Jerome Fitzgerald, minister of education, science and technology, who sits on the Cabinet’s Baha Mar sub-committee, also confirmed to Tribune Business that the Christie administration had set making all Bahaman creditors whole as a ‘condition precedent’ for it to approve any new Baha Mar sale and purchaser.

That is when the Government will have the leverage to force payment to be made to all Bahamian contractors and other Baha Mar creditors.

No buyer will likely want to take on the extra expense involved, meaning that the burden will fall on the Chinese. Some Bahamian contractors will also enjoy additional leverage if their skills are required to complete Baha Mar, as they can simply refuse to return to the work site until all outstanding debts are settled.

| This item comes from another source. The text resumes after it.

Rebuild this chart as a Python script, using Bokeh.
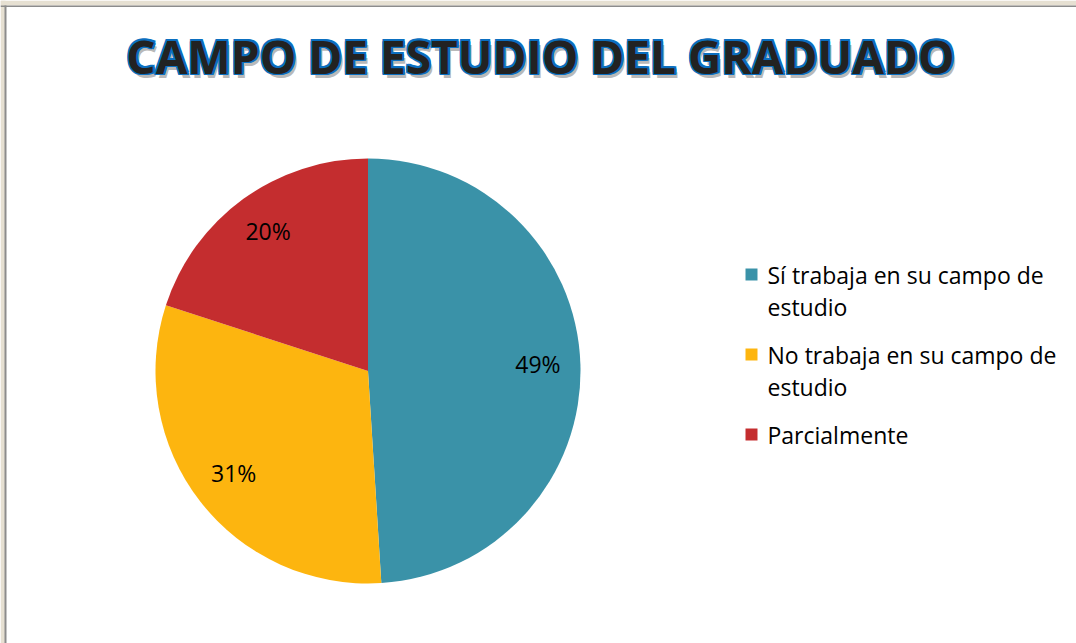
import math
from bokeh.plotting import figure
from bokeh.models import Range1d, ColumnDataSource
from bokeh.core.properties import value
from bokeh.embed import file_html
from bokeh.resources import INLINE

# ---- data ----
title_text = "CAMPO DE ESTUDIO DEL GRADUADO"
categories = ["Sí trabaja en su campo de\nestudio",
              "No trabaja en su campo de\nestudio",
              "Parcialmente"]
percent_values = [49, 31, 20]
colors = ["#3A92A8", "#FDB50F", "#C42D2F"]

W, H = 1076, 643
FONT = "Open Sans"

p = figure(width=W, height=H, output_backend="svg", toolbar_location=None,
           x_range=Range1d(0, W), y_range=Range1d(0, H), min_border=0,
           background_fill_color="white", border_fill_color="white")
p.axis.visible = False
p.grid.visible = False
p.outline_line_color = None

def fy(y_ref):
    # convert reference screen y (top-down) to data y (bottom-up)
    return H - y_ref

def fx(x_ref):
    return x_ref

# ---- frame decoration (window border at top/left) ----
p.quad(left=[0, 0], right=[W, 5], bottom=[fy(5), 0], top=[H, H],
       fill_color="#E6E0D2", line_color=None)
p.quad(left=[0, 4], right=[W, 6], bottom=[fy(6.5), 0], top=[fy(5), fy(5)],
       fill_color="#8C8C8C", line_color=None)

# ---- pie ----
cx, cy, r = fx(367.5), fy(370.5), 212.5
total = float(sum(percent_values))
starts, ends, mids = [], [], []
acc = 0.0
for v in percent_values:
    a0 = math.pi / 2 - 2 * math.pi * acc / total
    acc += v
    a1 = math.pi / 2 - 2 * math.pi * acc / total
    starts.append(a0)
    ends.append(a1)
    mids.append((a0 + a1) / 2)

src = ColumnDataSource(dict(start=starts, end=ends, color=colors))
p.wedge(x=cx, y=cy, radius=r, radius_units="screen", start_angle="start",
        end_angle="end", direction="clock", fill_color="color",
        line_color=None, source=src)

lbl_r = 0.8 * r
p.text(x=[cx + lbl_r * math.cos(m) for m in mids],
       y=[cy + lbl_r * math.sin(m) + 2 for m in mids],
       text=[f"{v}%" for v in percent_values],
       text_font=value(FONT), text_font_size="23px", text_color="#000000",
       text_align="center", text_baseline="middle")

# ---- title (shadow + blue outline + dark fill) ----
tx, ty = fx(540), fy(55)
TFS = "46px"
p.text(x=[tx + 3], y=[ty - 4], text=[title_text], text_font=value(FONT),
       text_font_style="bold", text_font_size=TFS, text_color="#8a8a8a",
       text_alpha=0.6, text_align="center", text_baseline="alphabetic")
d = 1.6
offs = [(d, 0), (-d, 0), (0, d), (0, -d), (d, d), (-d, d), (d, -d), (-d, -d)]
p.text(x=[tx + o[0] for o in offs], y=[ty + o[1] for o in offs],
       text=[title_text] * len(offs), text_font=value(FONT),
       text_font_style="bold", text_font_size=TFS, text_color="#0B6FC0",
       text_align="center", text_baseline="alphabetic")
p.text(x=[tx], y=[ty], text=[title_text], text_font=value(FONT),
       text_font_style="bold", text_font_size=TFS, text_color="#222222",
       text_align="center", text_baseline="alphabetic")

# ---- legend ----
sq_x = fx(751)
txt_x = fx(767)
line_step = 32
entry_gap = 16
y_cursor = 274
sq_x_list, sq_y_list = [], []
lx, ly, lt = [], [], []
for lab in categories:
    lines = lab.split("\n")
    sq_x_list.append(sq_x)
    sq_y_list.append(fy(y_cursor))
    for ln in lines:
        lx.append(txt_x)
        ly.append(fy(y_cursor))
        lt.append(ln)
        y_cursor += line_step
    y_cursor += entry_gap

p.rect(x=sq_x_list, y=sq_y_list, width=12, height=12, width_units="screen",
       height_units="screen", fill_color=colors, line_color=None)
p.text(x=lx, y=ly, text=lt, text_font=value(FONT), text_font_size="23px",
       text_color="#000000", text_align="left", text_baseline="middle")

open("out.html", "w").write(file_html(p, INLINE))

Mr Sands, though, said Bahamian contractors were not just sitting around waiting to recover their Baha Mar payments.

He said many had found new sources of revenue to sustain them, with general contractors becoming electrical and plumbing specialists, and doing “base work”in those areas.

“While we’re waiting to be paid, we’re not holding on to that as a saviour for our businesses to survive,” Mr Sands told Tribune Business. “We’re moving on, finding ways to keep the doors open and not waiting on that as the solution.

“Contractors are finding different types of services, things they don’t normally do. They have found very resilient ways, very creative ways to keep their doors afloat, get revenue in and be profitable.

“It [Baha Mar] make take five months, it may take 15 months, but we’re not sitting here doing nothing. We’re finding creative ways to keep going.”